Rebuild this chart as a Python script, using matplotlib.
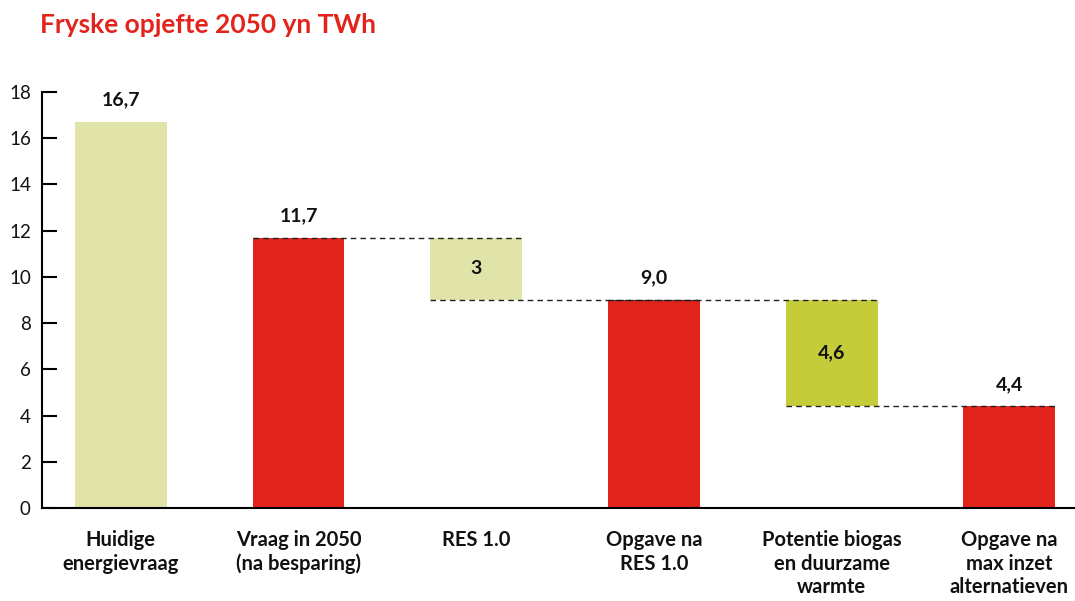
# Waterfall chart: Fryske opjefte 2050 yn TWh

import numpy as np
import matplotlib.pyplot as plt

plt.rcParams['font.family'] = ['Lato', 'DejaVu Sans']

# Data
categories = ['Huidige\nenergievraag', 'Vraag in 2050\n(na besparing)', 'RES 1.0',
              'Opgave na\nRES 1.0', 'Potentie biogas\nen duurzame\nwarmte',
              'Opgave na\nmax inzet\nalternatieven']
totals = [16.7, 11.7, None, 9.0, None, 4.4]
steps = [None, None, 2.7, None, 4.6, None]
value_labels = ['16,7', '11,7', '3', '9,0', '4,6', '4,4']
colors = ['#e0e4a9', '#e3241d', '#e0e4a9', '#e3241d', '#c5cc3a', '#e3241d']

# Heights and bottoms of the bars
heights = []
bottoms = []
running = 0
for t, s in zip(totals, steps):
    if t is not None:
        heights.append(t)
        bottoms.append(0)
        running = t
    else:
        heights.append(s)
        bottoms.append(running - s)
        running = running - s

x = np.arange(len(categories))
w = 0.517

fig = plt.figure(figsize=(10.75, 6.01), dpi=100)
ax = fig.add_axes([0.039, 0.1547, 0.961, 0.6925])

ax.bar(x, heights, width=w, bottom=bottoms, color=colors, zorder=2)

# dashed connectors around the step bars
for i in range(1, len(x)):
    if totals[i] is None:
        top = bottoms[i] + heights[i]
        ax.plot([x[i - 1] - w / 2, x[i] + w / 2], [top, top],
                color='#222222', lw=1, dashes=(4, 3), zorder=3)
        low = bottoms[i]
        ax.plot([x[i] - w / 2, x[i + 1] + w / 2], [low, low],
                color='#222222', lw=1, dashes=(4, 3), zorder=3)

# value labels
for i in range(len(x)):
    if totals[i] is None:
        ax.text(x[i], bottoms[i] + heights[i] / 2, value_labels[i], ha='center',
                va='center', fontsize=14, fontweight='bold', color='#111111')
    else:
        ax.text(x[i], heights[i] + 0.95, value_labels[i], ha='center',
                va='center', fontsize=14, fontweight='bold', color='#111111')

ax.set_xlim(-0.444, 5.37)
ax.set_ylim(0, 18)
ax.set_yticks(np.arange(0, 19, 2))
ax.set_xticks(x)
ax.set_xticklabels(categories, fontsize=14.5, fontweight='bold', color='#111111',
                   linespacing=1.22, va='top')
ax.tick_params(axis='x', length=0, pad=16)
ax.tick_params(axis='y', direction='in', length=11, width=1.5, pad=8,
               labelsize=13.5, labelcolor='#111111')

for s in ['top', 'right']:
    ax.spines[s].set_visible(False)
ax.spines['left'].set_linewidth(1.5)
ax.spines['bottom'].set_linewidth(1.5)

fig.text(0.037, 0.958, 'Fryske opjefte 2050 yn TWh', color='#e3241d',
         fontsize=19, fontweight='bold', va='center', ha='left')

plt.savefig('out.png', dpi=100)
******
** Challenge **
Reproduce the material word for word, minus the images.

** The answer **
Rebuild this chart as a Python script, using matplotlib.
# Waterfall chart: Fryske opjefte 2050 yn TWh

import numpy as np
import matplotlib.pyplot as plt

plt.rcParams['font.family'] = ['Lato', 'DejaVu Sans']

# Data
categories = ['Huidige\nenergievraag', 'Vraag in 2050\n(na besparing)', 'RES 1.0',
              'Opgave na\nRES 1.0', 'Potentie biogas\nen duurzame\nwarmte',
              'Opgave na\nmax inzet\nalternatieven']
totals = [16.7, 11.7, None, 9.0, None, 4.4]
steps = [None, None, 2.7, None, 4.6, None]
value_labels = ['16,7', '11,7', '3', '9,0', '4,6', '4,4']
colors = ['#e0e4a9', '#e3241d', '#e0e4a9', '#e3241d', '#c5cc3a', '#e3241d']

# Heights and bottoms of the bars
heights = []
bottoms = []
running = 0
for t, s in zip(totals, steps):
    if t is not None:
        heights.append(t)
        bottoms.append(0)
        running = t
    else:
        heights.append(s)
        bottoms.append(running - s)
        running = running - s

x = np.arange(len(categories))
w = 0.517

fig = plt.figure(figsize=(10.75, 6.01), dpi=100)
ax = fig.add_axes([0.039, 0.1547, 0.961, 0.6925])

ax.bar(x, heights, width=w, bottom=bottoms, color=colors, zorder=2)

# dashed connectors around the step bars
for i in range(1, len(x)):
    if totals[i] is None:
        top = bottoms[i] + heights[i]
        ax.plot([x[i - 1] - w / 2, x[i] + w / 2], [top, top],
                color='#222222', lw=1, dashes=(4, 3), zorder=3)
        low = bottoms[i]
        ax.plot([x[i] - w / 2, x[i + 1] + w / 2], [low, low],
                color='#222222', lw=1, dashes=(4, 3), zorder=3)

# value labels
for i in range(len(x)):
    if totals[i] is None:
        ax.text(x[i], bottoms[i] + heights[i] / 2, value_labels[i], ha='center',
                va='center', fontsize=14, fontweight='bold', color='#111111')
    else:
        ax.text(x[i], heights[i] + 0.95, value_labels[i], ha='center',
                va='center', fontsize=14, fontweight='bold', color='#111111')

ax.set_xlim(-0.444, 5.37)
ax.set_ylim(0, 18)
ax.set_yticks(np.arange(0, 19, 2))
ax.set_xticks(x)
ax.set_xticklabels(categories, fontsize=14.5, fontweight='bold', color='#111111',
                   linespacing=1.22, va='top')
ax.tick_params(axis='x', length=0, pad=16)
ax.tick_params(axis='y', direction='in', length=11, width=1.5, pad=8,
               labelsize=13.5, labelcolor='#111111')

for s in ['top', 'right']:
    ax.spines[s].set_visible(False)
ax.spines['left'].set_linewidth(1.5)
ax.spines['bottom'].set_linewidth(1.5)

fig.text(0.037, 0.958, 'Fryske opjefte 2050 yn TWh', color='#e3241d',
         fontsize=19, fontweight='bold', va='center', ha='left')

plt.savefig('out.png', dpi=100)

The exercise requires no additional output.